2. (:33) Human Road Kill

“And the dead bodies of this people will be food for the birds of the sky, and for the beasts of the earth; and no one will frighten them away.”

Constable: This future mass grave would become a feeding ground for birds and beasts. No one would frighten the animals away because the Israelites who remained alive would be taken away as captives (cf. Deuteronomy 28:26).

Feinberg: So complete will the desolation of the land be that no one will be there to drive the birds of prey from the carcasses (v. 33). The ancients dreaded being left unburied after death (Deut 28:26; Isa 18:6). The highest indignity for the dead was to leave the body unburied.

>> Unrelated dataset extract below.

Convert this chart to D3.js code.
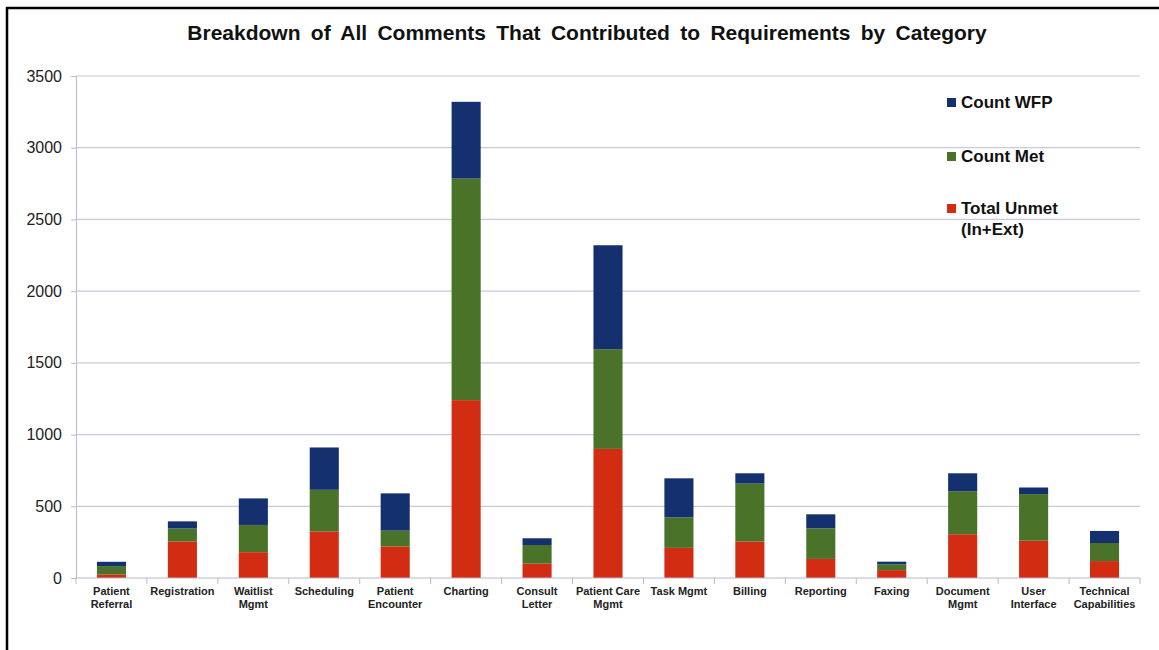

3. (:34) No More Joy and Gladness

“Then I will make to cease from the cities of Judah and from the streets of Jerusalem the voice of joy and the voice of gladness, the voice of the bridegroom and the voice of the bride; for the land will become a ruin.”

(:1-3) EPILOGUE: DESTINY OF HUMILIATING DEATH

A. (:1) Dead Bones Exposed

“’At that time,’ declares the LORD,

‘they will bring out the bones of the kings of Judah,

and the bones of its princes,

and the bones of the priests,

and the bones of the prophets,

and the bones of the inhabitants of Jerusalem from their graves.’”

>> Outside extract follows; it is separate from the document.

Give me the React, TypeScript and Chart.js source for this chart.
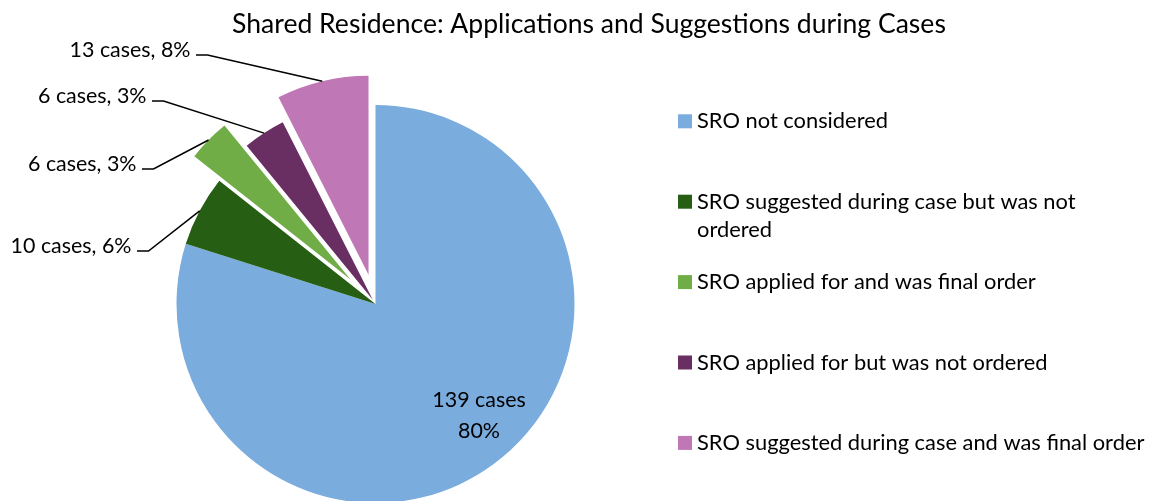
import React, { useEffect, useRef } from "react";
import { Chart, registerables } from "chart.js";

Chart.register(...registerables);

const chartTitle = "Shared Residence: Applications and Suggestions during Cases";
const categories = [
  "SRO not considered",
  "SRO suggested during case but was not ordered",
  "SRO applied for and was final order",
  "SRO applied for but was not ordered",
  "SRO suggested during case and was final order",
];
const cases = [139, 10, 6, 6, 13];
const percentLabels = [80, 6, 3, 3, 8];
const colors = ["#7AACDD", "#265E13", "#70AD47", "#6A2F62", "#C077B6"];
// explosion distance (px) of each slice
const explode = [0, 0, 35, 5, 30];
// outside label elbow anchors (layout), null = inside label
const labelAnchors: ({ x: number; y: number } | null)[] = [
  null,
  { x: 137, y: 251 },
  { x: 142, y: 169 },
  { x: 152, y: 101 },
  { x: 196, y: 55 },
];

const FONT = "Lato";

function fitSize(ctx: CanvasRenderingContext2D, text: string, target: number) {
  ctx.font = `100px ${FONT}`;
  const w = ctx.measureText(text).width;
  return (100 * target) / w;
}

function wrap(ctx: CanvasRenderingContext2D, text: string, maxW: number) {
  const words = text.split(" ");
  const lines: string[] = [];
  let cur = "";
  for (const w of words) {
    const t = cur ? cur + " " + w : w;
    if (ctx.measureText(t).width > maxW && cur) {
      lines.push(cur);
      cur = w;
    } else cur = t;
  }
  if (cur) lines.push(cur);
  return lines;
}

const explodePlugin = {
  id: "explodeSlices",
  afterDatasetUpdate(chart: any, args: any) {
    const meta = chart.getDatasetMeta(args.index);
    meta.data.forEach((arc: any, i: number) => {
      const d = explode[i] || 0;
      if (!d) return;
      const mid = (arc.startAngle + arc.endAngle) / 2;
      arc.x += d * Math.cos(mid);
      arc.y += d * Math.sin(mid);
    });
  },
};

const annotatePlugin = {
  id: "annotate",
  afterDraw(chart: any) {
    const ctx: CanvasRenderingContext2D = chart.ctx;
    const meta = chart.getDatasetMeta(0);
    ctx.save();
    ctx.fillStyle = "#000";

    // title
    const tSize = fitSize(ctx, chartTitle, 714);
    ctx.font = `${tSize}px ${FONT}`;
    ctx.textAlign = "center";
    ctx.textBaseline = "alphabetic";
    ctx.fillText(chartTitle, 589, 33);

    // data labels
    const lblSize = fitSize(ctx, `${cases[4]} cases, ${percentLabels[4]}%`, 121);
    ctx.font = `${lblSize}px ${FONT}`;
    meta.data.forEach((arc: any, i: number) => {
      const mid = (arc.startAngle + arc.endAngle) / 2;
      const anchor = labelAnchors[i];
      if (!anchor) {
        const a = mid - 0.117;
        const r = arc.outerRadius * 0.764;
        const cx = arc.x + r * Math.cos(a);
        const cy = arc.y + r * Math.sin(a);
        ctx.textAlign = "center";
        ctx.fillText(`${cases[i]} cases`, cx, cy - 8);
        ctx.fillText(`${percentLabels[i]}%`, cx, cy + 22.3);
      } else {
        const ex = arc.x + arc.outerRadius * Math.cos(mid);
        const ey = arc.y + arc.outerRadius * Math.sin(mid);
        ctx.strokeStyle = "#000";
        ctx.lineWidth = 1.5;
        ctx.beginPath();
        ctx.moveTo(anchor.x, anchor.y);
        ctx.lineTo(anchor.x + 11.5, anchor.y);
        ctx.lineTo(ex, ey);
        ctx.stroke();
        ctx.textAlign = "right";
        ctx.fillText(`${cases[i]} cases, ${percentLabels[i]}%`, anchor.x - 5.5, anchor.y + 1.5);
      }
    });

    // legend
    const legSize = fitSize(ctx, categories[0], 191);
    ctx.font = `${legSize}px ${FONT}`;
    ctx.textAlign = "left";
    const baseY = 128.3;
    const step = 80.4;
    categories.forEach((c, i) => {
      const by = baseY + step * i;
      ctx.fillStyle = colors[i];
      ctx.fillRect(678, by - 14, 14, 14);
      ctx.fillStyle = "#000";
      const lines = wrap(ctx, c, 455);
      lines.forEach((ln, j) => ctx.fillText(ln, 697, by + j * 28.4));
    });
    ctx.restore();
  },
};

export default function App() {
  const ref = useRef<HTMLCanvasElement | null>(null);
  useEffect(() => {
    document.body.style.margin = "0";
    const canvas = ref.current!;
    const chart = new Chart(canvas, {
      type: "pie",
      data: {
        labels: categories,
        datasets: [
          {
            data: cases,
            backgroundColor: colors,
            borderWidth: 0,
            radius: 199,
            clip: false,
          } as any,
        ],
      },
      options: {
        responsive: false,
        animation: false,
        devicePixelRatio: 1,
        layout: { padding: { left: 275.5, right: 677.5, top: 204, bottom: 97 } },
        plugins: {
          legend: { display: false },
          title: { display: false },
          tooltip: { enabled: false },
        },
      } as any,
      plugins: [explodePlugin, annotatePlugin],
    });
    return () => chart.destroy();
  }, []);
  return (
    <div style={{ width: 1153, height: 501, background: "#fff" }}>
      <canvas ref={ref} width={1153} height={501} style={{ display: "block" }} />
    </div>
  );
}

Mackay: The Assyrians certainly, and the Babylonians probably, behaved in the way described here against vassals whom they considered had broken their covenant engagements with them. The exposure of the bones of the dead was considered to be extreme humiliation (2 Sam. 21:12-14; Ps. 53:5; Isa. 14:18-19; Ezek. 6:5; for violating the dead, cf. Amos 2:1). It was the ultimate insult, an act of supreme contempt against a people who were so weak that they could not even protect the remains of their ancestors.

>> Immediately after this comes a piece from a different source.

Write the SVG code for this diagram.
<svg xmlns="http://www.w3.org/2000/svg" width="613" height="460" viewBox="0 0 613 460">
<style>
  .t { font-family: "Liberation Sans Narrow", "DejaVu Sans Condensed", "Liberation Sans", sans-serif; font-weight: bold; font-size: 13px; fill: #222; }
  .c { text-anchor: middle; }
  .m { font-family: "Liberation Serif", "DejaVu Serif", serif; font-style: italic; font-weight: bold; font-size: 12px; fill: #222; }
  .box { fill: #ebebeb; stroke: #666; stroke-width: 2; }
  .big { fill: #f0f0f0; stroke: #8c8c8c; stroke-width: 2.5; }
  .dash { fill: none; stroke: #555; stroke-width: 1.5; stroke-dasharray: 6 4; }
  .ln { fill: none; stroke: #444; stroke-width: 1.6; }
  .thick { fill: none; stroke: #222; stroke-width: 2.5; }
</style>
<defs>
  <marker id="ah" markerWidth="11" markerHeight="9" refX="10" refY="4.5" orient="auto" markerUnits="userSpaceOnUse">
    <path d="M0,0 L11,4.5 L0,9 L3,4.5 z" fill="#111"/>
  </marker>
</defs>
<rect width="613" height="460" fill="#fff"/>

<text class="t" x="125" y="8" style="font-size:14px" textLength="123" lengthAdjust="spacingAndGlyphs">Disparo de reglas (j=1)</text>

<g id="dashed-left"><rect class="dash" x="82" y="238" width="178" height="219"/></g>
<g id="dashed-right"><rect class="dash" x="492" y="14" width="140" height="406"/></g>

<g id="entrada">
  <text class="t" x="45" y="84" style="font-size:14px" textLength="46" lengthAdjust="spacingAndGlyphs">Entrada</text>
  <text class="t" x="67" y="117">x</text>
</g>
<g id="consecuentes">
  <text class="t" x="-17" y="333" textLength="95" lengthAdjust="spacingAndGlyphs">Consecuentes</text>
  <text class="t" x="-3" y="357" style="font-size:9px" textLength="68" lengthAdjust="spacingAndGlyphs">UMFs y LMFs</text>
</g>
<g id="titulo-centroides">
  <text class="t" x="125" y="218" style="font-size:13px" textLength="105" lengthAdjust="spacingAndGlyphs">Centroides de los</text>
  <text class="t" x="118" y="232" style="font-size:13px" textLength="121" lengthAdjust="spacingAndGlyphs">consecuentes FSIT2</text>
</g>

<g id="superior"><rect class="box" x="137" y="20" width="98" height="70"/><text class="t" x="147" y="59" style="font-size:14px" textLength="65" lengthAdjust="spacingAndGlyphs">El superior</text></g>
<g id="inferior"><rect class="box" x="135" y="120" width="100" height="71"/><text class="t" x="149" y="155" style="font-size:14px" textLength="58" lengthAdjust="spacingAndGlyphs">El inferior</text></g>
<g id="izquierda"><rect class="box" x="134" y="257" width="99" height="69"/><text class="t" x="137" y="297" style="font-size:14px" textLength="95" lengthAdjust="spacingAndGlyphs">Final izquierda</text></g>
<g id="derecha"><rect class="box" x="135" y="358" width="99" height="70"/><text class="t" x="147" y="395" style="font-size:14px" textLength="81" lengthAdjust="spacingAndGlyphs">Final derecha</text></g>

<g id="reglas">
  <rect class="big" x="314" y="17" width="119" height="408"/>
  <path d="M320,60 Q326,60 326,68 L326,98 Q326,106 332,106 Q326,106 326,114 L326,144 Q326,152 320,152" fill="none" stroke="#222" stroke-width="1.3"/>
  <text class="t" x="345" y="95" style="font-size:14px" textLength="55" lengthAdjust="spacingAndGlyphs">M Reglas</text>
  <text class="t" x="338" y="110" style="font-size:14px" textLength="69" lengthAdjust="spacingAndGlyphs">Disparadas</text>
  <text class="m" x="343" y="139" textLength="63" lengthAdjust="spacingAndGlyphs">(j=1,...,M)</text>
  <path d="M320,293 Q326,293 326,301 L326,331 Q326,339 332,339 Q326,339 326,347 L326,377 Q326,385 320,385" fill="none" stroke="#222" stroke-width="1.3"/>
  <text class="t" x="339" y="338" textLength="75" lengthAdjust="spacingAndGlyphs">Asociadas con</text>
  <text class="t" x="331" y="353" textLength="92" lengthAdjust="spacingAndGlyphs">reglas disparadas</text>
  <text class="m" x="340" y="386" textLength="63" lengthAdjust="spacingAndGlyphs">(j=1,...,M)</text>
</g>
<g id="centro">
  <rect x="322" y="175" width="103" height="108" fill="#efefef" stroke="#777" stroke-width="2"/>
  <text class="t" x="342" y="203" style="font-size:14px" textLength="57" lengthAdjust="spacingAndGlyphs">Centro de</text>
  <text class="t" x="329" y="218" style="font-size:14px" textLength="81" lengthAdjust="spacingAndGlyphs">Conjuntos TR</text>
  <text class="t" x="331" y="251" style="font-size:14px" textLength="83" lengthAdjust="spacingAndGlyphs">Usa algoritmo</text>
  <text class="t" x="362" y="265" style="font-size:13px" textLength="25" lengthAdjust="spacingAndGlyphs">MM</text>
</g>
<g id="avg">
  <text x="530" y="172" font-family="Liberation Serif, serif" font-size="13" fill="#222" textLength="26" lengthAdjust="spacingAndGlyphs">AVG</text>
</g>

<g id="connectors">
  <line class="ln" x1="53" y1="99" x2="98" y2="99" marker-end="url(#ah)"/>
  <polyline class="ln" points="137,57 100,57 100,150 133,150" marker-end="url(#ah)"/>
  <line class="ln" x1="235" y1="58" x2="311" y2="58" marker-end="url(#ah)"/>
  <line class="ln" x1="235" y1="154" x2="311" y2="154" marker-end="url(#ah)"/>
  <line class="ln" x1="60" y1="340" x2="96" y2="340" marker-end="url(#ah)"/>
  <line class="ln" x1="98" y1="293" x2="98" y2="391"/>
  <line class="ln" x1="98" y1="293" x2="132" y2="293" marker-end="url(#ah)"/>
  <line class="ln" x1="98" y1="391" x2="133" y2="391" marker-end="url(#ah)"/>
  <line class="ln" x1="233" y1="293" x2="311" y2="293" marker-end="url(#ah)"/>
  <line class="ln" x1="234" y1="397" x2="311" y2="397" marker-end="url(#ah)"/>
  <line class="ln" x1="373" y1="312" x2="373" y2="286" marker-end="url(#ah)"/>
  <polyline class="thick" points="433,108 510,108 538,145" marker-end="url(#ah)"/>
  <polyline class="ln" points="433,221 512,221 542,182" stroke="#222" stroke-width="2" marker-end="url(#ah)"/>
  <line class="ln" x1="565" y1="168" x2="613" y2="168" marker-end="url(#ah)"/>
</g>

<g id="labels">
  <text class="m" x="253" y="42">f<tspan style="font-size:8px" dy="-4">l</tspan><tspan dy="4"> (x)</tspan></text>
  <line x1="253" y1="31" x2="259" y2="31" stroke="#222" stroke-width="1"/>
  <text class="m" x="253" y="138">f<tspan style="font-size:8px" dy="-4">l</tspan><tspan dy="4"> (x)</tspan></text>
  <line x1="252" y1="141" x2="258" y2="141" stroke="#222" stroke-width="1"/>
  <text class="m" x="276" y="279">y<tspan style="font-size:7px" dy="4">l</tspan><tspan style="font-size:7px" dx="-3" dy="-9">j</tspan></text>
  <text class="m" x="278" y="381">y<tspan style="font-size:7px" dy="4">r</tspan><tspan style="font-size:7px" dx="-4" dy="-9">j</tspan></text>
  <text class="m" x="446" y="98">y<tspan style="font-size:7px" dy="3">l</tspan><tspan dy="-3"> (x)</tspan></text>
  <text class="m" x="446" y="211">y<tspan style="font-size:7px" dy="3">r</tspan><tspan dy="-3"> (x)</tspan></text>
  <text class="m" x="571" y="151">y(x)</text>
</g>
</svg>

B. (:2) Dead Bones as Excrement

“And they will spread them out to the sun, the moon, and to all the host of heaven, which they have loved, and which they have served, and which they have gone after, and which they have sought, and which they have worshiped. They will not be gathered or buried; they will be as dung on the face of the ground.”

Mackay: Evidence of astral worship is found throughout this period (2 Kgs. 21:3, 5; 23:4; Zeph. 1:5; Ezek. 8:16). But these gods are impotent and unable to provide assistance when the bones of their former devotees are spread out before them in a macabre reconstruction of the worship they once engaged in.

C. (:3) Death Chosen Instead of Life

“’And death will be chosen rather than life by all the remnant that remains of this evil family, that remains in all the places to which I have driven them,’ declares the LORD of hosts.”

Feinberg: In spite of the violation heaped on their dead compatriots, the survivors will prefer death to life (v.3) because of the many trials they are yet to suffer at the hands of their captors.